La première idée du film est celle-ci. Toujours lorsqu’un drame survient, on est certain d’être épargné, que ça n’arrive qu’aux autres. Les statistiques sont là pour nous le prouver, nous n’avons que peu de chance de périr dans un accident d’avion ou dans un attentat. Sauf que lorsqu’un tel évènement survient, l’injustice frappe soudain un noyau de personnes souvent anonymes et le drame intime est forcément impossible à vraiment concevoir. De fait, Elizabeth n’envisage pas immédiatement le drame, car il est évident pour elle que la probabilité que sa fille fasse partie des victimes est faible. Dans son parcours dans Londres, on lui répètera à plusieurs reprises, à elle et à Ousmane, que cette probabilité est ridicule.
Elizabeth fait la rencontre d’Ousmane. Le drame les réunis dans une quête commune mais sinon, tout semble les séparer. Elle est une catholique protestante, il est musulman. Ces différences culturelles pourraient peser et c’est d’ailleurs un peu le cas tant la communication entre les deux tarde à s’établir vraiment. Ce n’est pas tant les différences culturelles qui expliquent cette incommunicabilité, juste Elizabeth est obsédée par sa quête intime.
Mais justement, Elizabeth et Ousmane ont une trajectoire en tous points semblable. Elle est veuve, il vit seul à Paris loin de sa famille restée en Afrique. Elle est isolée car sa fille unique suit ses études à Londres, lui n’a plus de relation avec son fils depuis un long moment. Le film raconte aussi ça, la fracture qu’il peut y avoir entre parents et enfants. L’émancipation des uns conduit à l’isolement des autres mais, ce que le film montre pour le cas de ces personnages, c’est que ce processus est invisible, n’est pas la conséquence d’une colère, mais juste le résultat d’une communication qui se délite en même temps que les enfants deviennent adultes, indépendants, responsables, et construisent leurs vies parfois loin de ceux qui les ont mis au monde et élevés.
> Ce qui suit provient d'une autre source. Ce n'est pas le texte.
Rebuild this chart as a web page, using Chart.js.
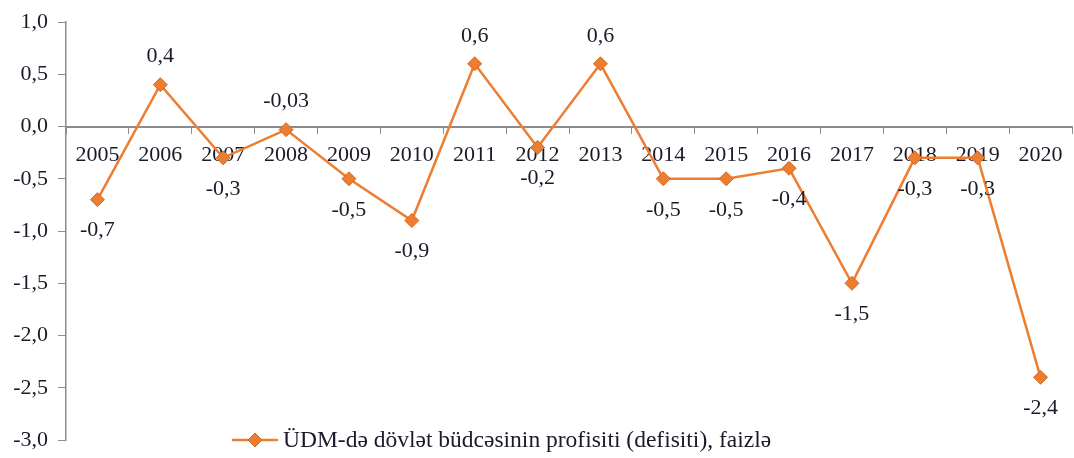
<!DOCTYPE html>
<html>
<head>
<meta charset="utf-8">
<script src="https://cdn.jsdelivr.net/npm/chart.js@4.4.0/dist/chart.umd.min.js"></script>
<style>
  html, body { margin: 0; padding: 0; background: #fff; }
  #wrap { width: 1074px; height: 458px; position: relative; }
</style>
</head>
<body>
<div id="wrap"><canvas id="budget-chart"></canvas></div>
<script>
// Data
const years = ['2005', '2006', '2007', '2008', '2009', '2010', '2011', '2012',
  '2013', '2014', '2015', '2016', '2017', '2018', '2019', '2020'];
const balance = [-0.7, 0.4, -0.3, -0.03, -0.5, -0.9, 0.6, -0.2,
  0.6, -0.5, -0.5, -0.4, -1.5, -0.3, -0.3, -2.4];
const seriesLabel = 'ÜDM-də dövlət büdcəsinin profisiti (defisiti), faizlə';
const yMin = -3;
const yMax = 1;
const yStep = 0.5;

const orange = '#ED7D31';
const orangeDark = '#D4681F';
const axisGray = '#8C8C8C';
const textColor = '#1A1A28';
const serif = "'Liberation Serif', 'Times New Roman', serif";
const fontSize = 22;

const fmt = (v, digits) => v.toFixed(digits).replace('.', ',');

// Value labels next to each point
const valueLabels = {
  id: 'valueLabels',
  afterDatasetsDraw(chart) {
    const { ctx } = chart;
    const meta = chart.getDatasetMeta(0);
    ctx.save();
    ctx.font = fontSize + 'px ' + serif;
    ctx.fillStyle = textColor;
    ctx.textAlign = 'center';
    ctx.textBaseline = 'middle';
    meta.data.forEach((pt, i) => {
      const v = balance[i];
      const digits = Math.abs(v * 10 - Math.round(v * 10)) > 1e-6 ? 2 : 1;
      const above = v > -0.1;
      ctx.fillText(fmt(v, digits), pt.x, above ? pt.y - 28 : pt.y + 31);
    });
    ctx.restore();
  },
};

// Legend drawn on the canvas, at the bottom
const bottomLegend = {
  id: 'bottomLegend',
  afterDraw(chart) {
    const { ctx } = chart;
    const y = 440;
    ctx.save();
    ctx.strokeStyle = orange;
    ctx.lineWidth = 2.5;
    ctx.beginPath();
    ctx.moveTo(232, y);
    ctx.lineTo(278, y);
    ctx.stroke();
    ctx.fillStyle = orange;
    ctx.strokeStyle = orangeDark;
    ctx.lineWidth = 1;
    ctx.beginPath();
    ctx.moveTo(255, y - 7);
    ctx.lineTo(262, y);
    ctx.lineTo(255, y + 7);
    ctx.lineTo(248, y);
    ctx.closePath();
    ctx.fill();
    ctx.stroke();
    ctx.font = '23.5px ' + serif;
    ctx.fillStyle = textColor;
    ctx.textAlign = 'left';
    ctx.textBaseline = 'middle';
    ctx.fillText(seriesLabel, 283, y + 1);
    ctx.restore();
  },
};

const ctx = document.getElementById('budget-chart');
// eslint-disable-next-line no-unused-vars
const chart = new Chart(ctx, {
  type: 'line',
  data: {
    labels: years,
    datasets: [{
      label: seriesLabel,
      data: balance,
      borderColor: orange,
      backgroundColor: orange,
      borderWidth: 2.5,
      pointStyle: 'rectRot',
      pointRadius: 7,
      pointBackgroundColor: orange,
      pointBorderColor: orangeDark,
      pointBorderWidth: 1,
      tension: 0,
      clip: false,
    }],
  },
  options: {
    responsive: true,
    maintainAspectRatio: false,
    animation: false,
    layout: {
      autoPadding: false,
      padding: { top: 22, bottom: 18, left: 0, right: 2 },
    },
    scales: {
      y: {
        min: yMin,
        max: yMax,
        afterFit: (s) => {
          s.width = 66;
          s.paddingTop = 0;
          s.paddingBottom = 0;
        },
        border: { color: axisGray, width: 1.5 },
        grid: {
          drawOnChartArea: false,
          color: axisGray,
          tickLength: 8,
        },
        ticks: {
          stepSize: yStep,
          padding: 10,
          color: textColor,
          font: { family: serif, size: fontSize },
          callback: (value) => fmt(value, 1),
        },
      },
      x: {
        position: { y: 0 },
        offset: true,
        afterFit: (s) => {
          s.paddingLeft = 0;
          s.paddingRight = 0;
        },
        border: { color: axisGray, width: 2 },
        grid: {
          offset: true,
          drawOnChartArea: false,
          color: axisGray,
          tickLength: 6,
        },
        ticks: {
          maxRotation: 0,
          autoSkip: false,
          padding: 10,
          color: textColor,
          font: { family: serif, size: fontSize },
        },
      },
    },
    plugins: {
      legend: { display: false },
      tooltip: { enabled: false },
    },
  },
  plugins: [valueLabels, bottomLegend],
});
</script>
</body>
</html>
London River ne se contente donc pas d’aborder des questions comme le deuil ou les traditions religieuses et se révèle bien plus profond. L’émotion qui en découle et sincère car Rachid Bouchareb construit son récit avec retenue, distance, sans artifice. L’émotion naît de la trajectoire des personnages, de leurs façons simples de réagir, de passer de l’espoir aux faux espoirs, de traverser un doute profond qu’ils ne peuvent affronter qu’avec la force de la conviction qui les animes, d’un besoin de réponse qui est indispensable. Dans son schéma narratif, son cheminement à hauteur des personnages, London River rappelle un peu Sous les bombes, un autre film produit par Arte, diffusé sur la chaîne et finalement exploité en salle. Les deux films se rejoignent aussi pour leurs sensibilités, leurs force émotionnel et la qualité du parcours introspectif de ces anonymes victimes collatérales d’un drame qui évidemment leurs échappe et les frappe sans prévenir.
Le jury du festival de Berlin a vu juste en récompensant Sotigui Kouyate (que Rachid Bouchareb a déjà dirigé dans Little Senegal). Brenda Blethyn est tout autant bouleversante et le duo qu’ils forment fait toute la richesse, toute la force de London River.